Exclude the pictures, then repeat the remaining data exactly.

**********

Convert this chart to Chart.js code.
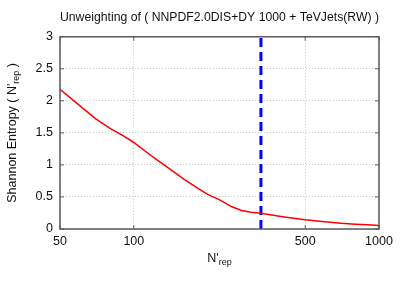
<!DOCTYPE html>
<html>
<head>
<meta charset="utf-8">
<script src="https://cdn.jsdelivr.net/npm/chart.js@4"></script>
<style>
  body { margin: 0; background: #fff; }
  #wrap { width: 401px; height: 281px; }
</style>
</head>
<body>
<div id="wrap"><canvas id="entropy-chart"></canvas></div>
<script>
// data
const nRep = [50, 60, 70, 80, 90, 100, 120, 140, 160, 180, 200, 225, 250, 275, 300, 330, 375, 425, 500, 600, 700, 800, 900, 1000];
const entropy = [2.18, 1.93, 1.72, 1.57, 1.46, 1.35, 1.12, 0.94, 0.78, 0.65, 0.54, 0.45, 0.35, 0.29, 0.26, 0.245, 0.21, 0.18, 0.145, 0.115, 0.09, 0.075, 0.065, 0.055];
const cutX = [330, 330];
const cutY = [0, 3];
const xTicks = [50, 100, 500, 1000];
const yTicks = [0, 0.5, 1, 1.5, 2, 2.5, 3];

const FONT = "'Liberation Sans', Arial, sans-serif";

// draws "main" text with a subscript part, centered at x,y
function drawSubText(ctx, parts, x, y) {
  let total = 0;
  parts.forEach(p => {
    ctx.font = (p.sub ? 9 : 12.5) + "px " + FONT;
    p.w = ctx.measureText(p.t).width;
    total += p.w;
  });
  let cx = x - total / 2;
  parts.forEach(p => {
    ctx.font = (p.sub ? 9 : 12.5) + "px " + FONT;
    ctx.fillText(p.t, cx, p.sub ? y + 4 : y);
    cx += p.w;
  });
}

const framePlugin = {
  id: 'frame',
  afterDraw(chart) {
    const { ctx, chartArea: a, scales } = chart;
    ctx.save();
    // box around the plot
    ctx.strokeStyle = '#5a5a5a';
    ctx.lineWidth = 1.5;
    ctx.strokeRect(a.left, a.top, a.right - a.left, a.bottom - a.top);
    // small inward tick marks
    ctx.lineWidth = 1;
    xTicks.forEach(v => {
      const px = scales.x.getPixelForValue(v);
      ctx.beginPath();
      ctx.moveTo(px, a.bottom); ctx.lineTo(px, a.bottom - 4);
      ctx.moveTo(px, a.top); ctx.lineTo(px, a.top + 4);
      ctx.stroke();
    });
    yTicks.forEach(v => {
      const py = scales.y.getPixelForValue(v);
      ctx.beginPath();
      ctx.moveTo(a.left, py); ctx.lineTo(a.left + 4, py);
      ctx.moveTo(a.right, py); ctx.lineTo(a.right - 4, py);
      ctx.stroke();
    });
    // axis titles with subscripts
    ctx.fillStyle = '#111';
    ctx.textBaseline = 'middle';
    ctx.textAlign = 'left';
    drawSubText(ctx, [{ t: "N'" }, { t: "rep", sub: true }], (a.left + a.right) / 2, 259);
    ctx.translate(13, (a.top + a.bottom) / 2);
    ctx.rotate(-Math.PI / 2);
    drawSubText(ctx, [{ t: "Shannon Entropy ( N'" }, { t: "rep", sub: true }, { t: " )" }], 0, 0);
    ctx.restore();
  }
};

const ctxEntropy = document.getElementById('entropy-chart').getContext('2d');

new Chart(ctxEntropy, {
  type: 'line',
  data: {
    datasets: [{
      label: 'Entropy',
      data: nRep.map((n, i) => ({ x: n, y: entropy[i] })),
      borderColor: '#ff0000',
      borderWidth: 1.5,
      pointRadius: 0,
      tension: 0,
      fill: false
    }, {
      label: 'Cut',
      data: cutX.map((n, i) => ({ x: n, y: cutY[i] })),
      borderColor: '#0000ff',
      borderWidth: 3,
      borderDash: [9, 5],
      pointRadius: 0,
      fill: false
    }]
  },
  options: {
    responsive: true,
    maintainAspectRatio: false,
    animation: false,
    layout: { padding: { top: 0, right: 22, left: 0, bottom: 0 } },
    plugins: {
      legend: { display: false },
      tooltip: { enabled: false },
      title: {
        display: true,
        fullSize: false,
        text: 'Unweighting of ( NNPDF2.0DIS+DY 1000 + TeVJets(RW) )',
        color: '#111',
        font: { family: FONT, size: 12.3, weight: 'normal' },
        padding: { top: 10, bottom: 12 }
      }
    },
    scales: {
      x: {
        type: 'logarithmic',
        min: 50,
        max: 1000,
        afterBuildTicks: scale => { scale.ticks = xTicks.map(v => ({ value: v })); },
        afterFit: scale => { scale.height = 52; },
        ticks: {
          color: '#111',
          font: { family: FONT, size: 12.5 },
          padding: 5,
          maxRotation: 0,
          autoSkip: false,
          callback: v => String(v)
        },
        grid: { color: '#c8c8c8', lineWidth: 1, drawTicks: false },
        border: { display: false, dash: [1, 2] }
      },
      y: {
        min: 0,
        max: 3,
        afterBuildTicks: scale => { scale.ticks = yTicks.map(v => ({ value: v })); },
        afterFit: scale => { scale.width = 60; },
        ticks: {
          color: '#111',
          font: { family: FONT, size: 12.5 },
          padding: 7,
          callback: v => String(v)
        },
        grid: { color: '#c8c8c8', lineWidth: 1, drawTicks: false },
        border: { display: false, dash: [1, 2] }
      }
    }
  },
  plugins: [framePlugin]
});
</script>
</body>
</html>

**********

Written reply -
Convert this chart to Chart.js code.
<!DOCTYPE html>
<html>
<head>
<meta charset="utf-8">
<script src="https://cdn.jsdelivr.net/npm/chart.js@4"></script>
<style>
  body { margin: 0; background: #fff; }
  #wrap { width: 401px; height: 281px; }
</style>
</head>
<body>
<div id="wrap"><canvas id="entropy-chart"></canvas></div>
<script>
// data
const nRep = [50, 60, 70, 80, 90, 100, 120, 140, 160, 180, 200, 225, 250, 275, 300, 330, 375, 425, 500, 600, 700, 800, 900, 1000];
const entropy = [2.18, 1.93, 1.72, 1.57, 1.46, 1.35, 1.12, 0.94, 0.78, 0.65, 0.54, 0.45, 0.35, 0.29, 0.26, 0.245, 0.21, 0.18, 0.145, 0.115, 0.09, 0.075, 0.065, 0.055];
const cutX = [330, 330];
const cutY = [0, 3];
const xTicks = [50, 100, 500, 1000];
const yTicks = [0, 0.5, 1, 1.5, 2, 2.5, 3];

const FONT = "'Liberation Sans', Arial, sans-serif";

// draws "main" text with a subscript part, centered at x,y
function drawSubText(ctx, parts, x, y) {
  let total = 0;
  parts.forEach(p => {
    ctx.font = (p.sub ? 9 : 12.5) + "px " + FONT;
    p.w = ctx.measureText(p.t).width;
    total += p.w;
  });
  let cx = x - total / 2;
  parts.forEach(p => {
    ctx.font = (p.sub ? 9 : 12.5) + "px " + FONT;
    ctx.fillText(p.t, cx, p.sub ? y + 4 : y);
    cx += p.w;
  });
}

const framePlugin = {
  id: 'frame',
  afterDraw(chart) {
    const { ctx, chartArea: a, scales } = chart;
    ctx.save();
    // box around the plot
    ctx.strokeStyle = '#5a5a5a';
    ctx.lineWidth = 1.5;
    ctx.strokeRect(a.left, a.top, a.right - a.left, a.bottom - a.top);
    // small inward tick marks
    ctx.lineWidth = 1;
    xTicks.forEach(v => {
      const px = scales.x.getPixelForValue(v);
      ctx.beginPath();
      ctx.moveTo(px, a.bottom); ctx.lineTo(px, a.bottom - 4);
      ctx.moveTo(px, a.top); ctx.lineTo(px, a.top + 4);
      ctx.stroke();
    });
    yTicks.forEach(v => {
      const py = scales.y.getPixelForValue(v);
      ctx.beginPath();
      ctx.moveTo(a.left, py); ctx.lineTo(a.left + 4, py);
      ctx.moveTo(a.right, py); ctx.lineTo(a.right - 4, py);
      ctx.stroke();
    });
    // axis titles with subscripts
    ctx.fillStyle = '#111';
    ctx.textBaseline = 'middle';
    ctx.textAlign = 'left';
    drawSubText(ctx, [{ t: "N'" }, { t: "rep", sub: true }], (a.left + a.right) / 2, 259);
    ctx.translate(13, (a.top + a.bottom) / 2);
    ctx.rotate(-Math.PI / 2);
    drawSubText(ctx, [{ t: "Shannon Entropy ( N'" }, { t: "rep", sub: true }, { t: " )" }], 0, 0);
    ctx.restore();
  }
};

const ctxEntropy = document.getElementById('entropy-chart').getContext('2d');

new Chart(ctxEntropy, {
  type: 'line',
  data: {
    datasets: [{
      label: 'Entropy',
      data: nRep.map((n, i) => ({ x: n, y: entropy[i] })),
      borderColor: '#ff0000',
      borderWidth: 1.5,
      pointRadius: 0,
      tension: 0,
      fill: false
    }, {
      label: 'Cut',
      data: cutX.map((n, i) => ({ x: n, y: cutY[i] })),
      borderColor: '#0000ff',
      borderWidth: 3,
      borderDash: [9, 5],
      pointRadius: 0,
      fill: false
    }]
  },
  options: {
    responsive: true,
    maintainAspectRatio: false,
    animation: false,
    layout: { padding: { top: 0, right: 22, left: 0, bottom: 0 } },
    plugins: {
      legend: { display: false },
      tooltip: { enabled: false },
      title: {
        display: true,
        fullSize: false,
        text: 'Unweighting of ( NNPDF2.0DIS+DY 1000 + TeVJets(RW) )',
        color: '#111',
        font: { family: FONT, size: 12.3, weight: 'normal' },
        padding: { top: 10, bottom: 12 }
      }
    },
    scales: {
      x: {
        type: 'logarithmic',
        min: 50,
        max: 1000,
        afterBuildTicks: scale => { scale.ticks = xTicks.map(v => ({ value: v })); },
        afterFit: scale => { scale.height = 52; },
        ticks: {
          color: '#111',
          font: { family: FONT, size: 12.5 },
          padding: 5,
          maxRotation: 0,
          autoSkip: false,
          callback: v => String(v)
        },
        grid: { color: '#c8c8c8', lineWidth: 1, drawTicks: false },
        border: { display: false, dash: [1, 2] }
      },
      y: {
        min: 0,
        max: 3,
        afterBuildTicks: scale => { scale.ticks = yTicks.map(v => ({ value: v })); },
        afterFit: scale => { scale.width = 60; },
        ticks: {
          color: '#111',
          font: { family: FONT, size: 12.5 },
          padding: 7,
          callback: v => String(v)
        },
        grid: { color: '#c8c8c8', lineWidth: 1, drawTicks: false },
        border: { display: false, dash: [1, 2] }
      }
    }
  },
  plugins: [framePlugin]
});
</script>
</body>
</html>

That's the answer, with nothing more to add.